If you don’t track soil temperatures, use local plant cues and local gardening calendars. The goal stays the same: get the barrier down before seedlings start.

Two Common Errors That Waste A Spring Application

  • Late application: If seedlings are already present, you missed the barrier window for that wave.
  • Disturbing soil after application: Heavy raking or deep digging opens gaps where seed can sprout.

A Seasonal Plan You Can Repeat Each Year

Crabgrass is easier when you treat it like a recurring chore with a start date. This calendar keeps the steps in order.

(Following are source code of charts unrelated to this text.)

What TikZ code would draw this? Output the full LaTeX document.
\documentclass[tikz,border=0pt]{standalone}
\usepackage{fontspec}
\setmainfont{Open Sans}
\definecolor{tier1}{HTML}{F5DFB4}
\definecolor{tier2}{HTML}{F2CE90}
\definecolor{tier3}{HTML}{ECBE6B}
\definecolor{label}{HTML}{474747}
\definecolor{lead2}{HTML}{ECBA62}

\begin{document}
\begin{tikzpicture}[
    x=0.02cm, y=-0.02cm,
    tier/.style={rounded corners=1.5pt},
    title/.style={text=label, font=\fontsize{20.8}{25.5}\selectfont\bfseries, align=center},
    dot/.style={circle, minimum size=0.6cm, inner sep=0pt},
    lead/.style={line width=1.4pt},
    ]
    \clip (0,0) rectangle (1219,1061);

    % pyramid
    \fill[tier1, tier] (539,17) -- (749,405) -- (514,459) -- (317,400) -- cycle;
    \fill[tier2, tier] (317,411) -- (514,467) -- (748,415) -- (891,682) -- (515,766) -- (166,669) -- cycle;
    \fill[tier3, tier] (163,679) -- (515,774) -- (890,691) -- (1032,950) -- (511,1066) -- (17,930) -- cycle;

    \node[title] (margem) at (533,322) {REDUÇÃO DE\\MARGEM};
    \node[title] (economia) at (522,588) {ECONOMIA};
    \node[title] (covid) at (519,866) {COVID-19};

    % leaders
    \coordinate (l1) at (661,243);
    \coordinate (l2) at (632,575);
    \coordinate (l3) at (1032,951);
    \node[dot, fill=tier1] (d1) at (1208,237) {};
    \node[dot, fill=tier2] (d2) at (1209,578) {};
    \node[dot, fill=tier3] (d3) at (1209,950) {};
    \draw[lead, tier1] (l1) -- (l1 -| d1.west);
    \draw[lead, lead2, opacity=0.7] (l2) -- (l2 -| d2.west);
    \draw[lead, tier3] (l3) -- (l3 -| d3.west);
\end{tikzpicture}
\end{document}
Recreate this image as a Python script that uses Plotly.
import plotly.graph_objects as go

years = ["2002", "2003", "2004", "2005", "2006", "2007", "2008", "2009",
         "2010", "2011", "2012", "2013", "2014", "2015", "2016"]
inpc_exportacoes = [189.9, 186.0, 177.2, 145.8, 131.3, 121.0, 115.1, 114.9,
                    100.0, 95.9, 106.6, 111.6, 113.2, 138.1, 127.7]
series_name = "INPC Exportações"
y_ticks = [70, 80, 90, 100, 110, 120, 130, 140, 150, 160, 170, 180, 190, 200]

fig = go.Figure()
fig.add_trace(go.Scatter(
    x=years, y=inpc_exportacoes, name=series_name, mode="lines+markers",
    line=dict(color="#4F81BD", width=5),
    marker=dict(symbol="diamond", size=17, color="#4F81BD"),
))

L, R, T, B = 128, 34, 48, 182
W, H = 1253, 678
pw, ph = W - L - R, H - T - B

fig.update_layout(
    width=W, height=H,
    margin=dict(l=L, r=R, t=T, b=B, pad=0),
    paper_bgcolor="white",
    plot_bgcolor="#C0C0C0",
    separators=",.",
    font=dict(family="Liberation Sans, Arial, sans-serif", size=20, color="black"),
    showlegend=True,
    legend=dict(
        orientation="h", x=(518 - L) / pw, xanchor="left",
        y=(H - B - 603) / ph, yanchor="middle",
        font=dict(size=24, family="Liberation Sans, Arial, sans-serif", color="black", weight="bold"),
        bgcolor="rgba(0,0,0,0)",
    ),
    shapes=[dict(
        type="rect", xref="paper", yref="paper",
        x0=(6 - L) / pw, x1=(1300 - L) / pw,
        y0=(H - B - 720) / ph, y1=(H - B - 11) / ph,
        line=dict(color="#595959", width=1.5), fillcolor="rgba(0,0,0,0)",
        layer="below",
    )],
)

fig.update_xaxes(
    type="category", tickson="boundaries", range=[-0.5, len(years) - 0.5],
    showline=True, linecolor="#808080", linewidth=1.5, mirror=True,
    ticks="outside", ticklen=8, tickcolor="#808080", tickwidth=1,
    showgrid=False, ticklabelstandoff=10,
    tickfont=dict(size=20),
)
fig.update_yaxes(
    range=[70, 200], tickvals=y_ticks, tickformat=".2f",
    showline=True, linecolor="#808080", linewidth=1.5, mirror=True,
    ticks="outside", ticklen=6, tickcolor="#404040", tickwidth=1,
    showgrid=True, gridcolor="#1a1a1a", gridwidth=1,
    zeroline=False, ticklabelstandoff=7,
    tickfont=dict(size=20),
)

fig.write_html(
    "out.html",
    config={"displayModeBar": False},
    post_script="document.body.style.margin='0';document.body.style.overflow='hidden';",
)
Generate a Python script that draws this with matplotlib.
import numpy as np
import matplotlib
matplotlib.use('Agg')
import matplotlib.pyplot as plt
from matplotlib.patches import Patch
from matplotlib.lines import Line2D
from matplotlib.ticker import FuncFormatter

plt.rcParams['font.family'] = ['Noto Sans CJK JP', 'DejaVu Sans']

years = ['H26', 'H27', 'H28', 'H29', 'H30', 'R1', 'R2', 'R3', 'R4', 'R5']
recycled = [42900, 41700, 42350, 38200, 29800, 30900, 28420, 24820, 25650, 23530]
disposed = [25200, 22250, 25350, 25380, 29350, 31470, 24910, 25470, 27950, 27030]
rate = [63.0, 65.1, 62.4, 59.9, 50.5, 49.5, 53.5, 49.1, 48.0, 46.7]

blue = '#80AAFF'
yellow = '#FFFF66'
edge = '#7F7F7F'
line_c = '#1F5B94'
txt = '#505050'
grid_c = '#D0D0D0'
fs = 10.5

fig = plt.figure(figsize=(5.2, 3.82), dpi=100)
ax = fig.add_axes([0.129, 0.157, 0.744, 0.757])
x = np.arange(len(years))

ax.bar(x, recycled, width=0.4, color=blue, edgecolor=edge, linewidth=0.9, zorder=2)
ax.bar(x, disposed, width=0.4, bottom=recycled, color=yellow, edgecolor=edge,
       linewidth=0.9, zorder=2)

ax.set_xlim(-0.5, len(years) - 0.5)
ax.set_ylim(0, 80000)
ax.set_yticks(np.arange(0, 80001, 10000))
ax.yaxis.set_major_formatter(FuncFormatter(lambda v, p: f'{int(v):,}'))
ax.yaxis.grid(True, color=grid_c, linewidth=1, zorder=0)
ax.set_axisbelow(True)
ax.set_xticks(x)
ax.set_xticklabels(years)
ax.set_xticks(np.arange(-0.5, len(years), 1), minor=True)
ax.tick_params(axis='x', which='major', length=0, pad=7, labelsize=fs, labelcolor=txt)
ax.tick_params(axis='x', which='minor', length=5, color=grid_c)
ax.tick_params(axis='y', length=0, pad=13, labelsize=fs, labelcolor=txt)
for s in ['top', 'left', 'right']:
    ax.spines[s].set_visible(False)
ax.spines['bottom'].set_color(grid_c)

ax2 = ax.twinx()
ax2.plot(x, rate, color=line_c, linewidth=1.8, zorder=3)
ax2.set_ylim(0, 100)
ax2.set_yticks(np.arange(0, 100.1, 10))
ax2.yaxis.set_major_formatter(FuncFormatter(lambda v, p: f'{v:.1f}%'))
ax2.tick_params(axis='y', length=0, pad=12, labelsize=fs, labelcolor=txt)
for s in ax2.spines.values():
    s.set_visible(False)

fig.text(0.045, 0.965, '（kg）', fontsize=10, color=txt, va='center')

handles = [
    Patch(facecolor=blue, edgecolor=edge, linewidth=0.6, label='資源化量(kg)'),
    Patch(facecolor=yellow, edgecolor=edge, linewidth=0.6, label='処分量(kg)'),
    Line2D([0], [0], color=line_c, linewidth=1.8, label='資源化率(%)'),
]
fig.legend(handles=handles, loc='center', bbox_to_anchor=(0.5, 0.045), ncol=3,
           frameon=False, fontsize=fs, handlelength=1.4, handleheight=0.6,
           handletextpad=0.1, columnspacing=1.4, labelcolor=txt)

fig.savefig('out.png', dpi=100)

Season Cue What To Do Slip-Up To Avoid
Early spring, soil warming Apply pre-emergent on time and water it in Waiting until weeds are visible
Late spring, first seedlings Pull small plants in beds; spot-treat tiny lawn patches Letting seedlings mature and seed out
Early summer heat Mow high, water deep, avoid scalping edges Short cuts that open the canopy
Midsummer, seed stalks starting Bag seed stalks and remove mature clumps Leaving seed stalks on the soil surface
Early fall, cooler nights Seed cool-season lawns and patch bare areas Skipping seed, then chasing weeds next spring
Late fall cleanup Tidy edges and plan next spring timing Leaving bare soil exposed all winter

Using Herbicides Safely In A Home Yard

If you choose an herbicide, treat the label as the rulebook. The U.S. EPA explains that pesticide labels define directions and precautions for use, built from evaluation work on the product. EPA’s pesticide label page is a helpful reminder that “more” isn’t better.

  • Match the product to the site: lawn, ornamental beds, and food beds are not the same.
  • Match the product to the turf type listed on the label.
  • Follow watering and weather rules listed for that product.
  • Follow reentry wording for kids and pets.

A 30-Day Checklist That Gets You Back In Control

If crabgrass is visible right now, this sequence gives you momentum without turning your yard into a never-ending task list.

  1. Pull crabgrass in beds and edges, and bag anything with seed stalks.
  2. Raise mowing height and keep it steady for the rest of the season.
  3. Spot-treat young lawn patches with a product labeled for crabgrass and your grass type.
  4. Mark the thin zones that keep getting hit, then plan fall seeding or soil work there.
  5. Set a spring reminder tied to soil temperature or local cues, then hit the pre-emergent window on time.

When you combine a spring barrier with early cleanup and thicker turf, crabgrass stops feeling like a yearly surprise and starts feeling like a problem you already solved.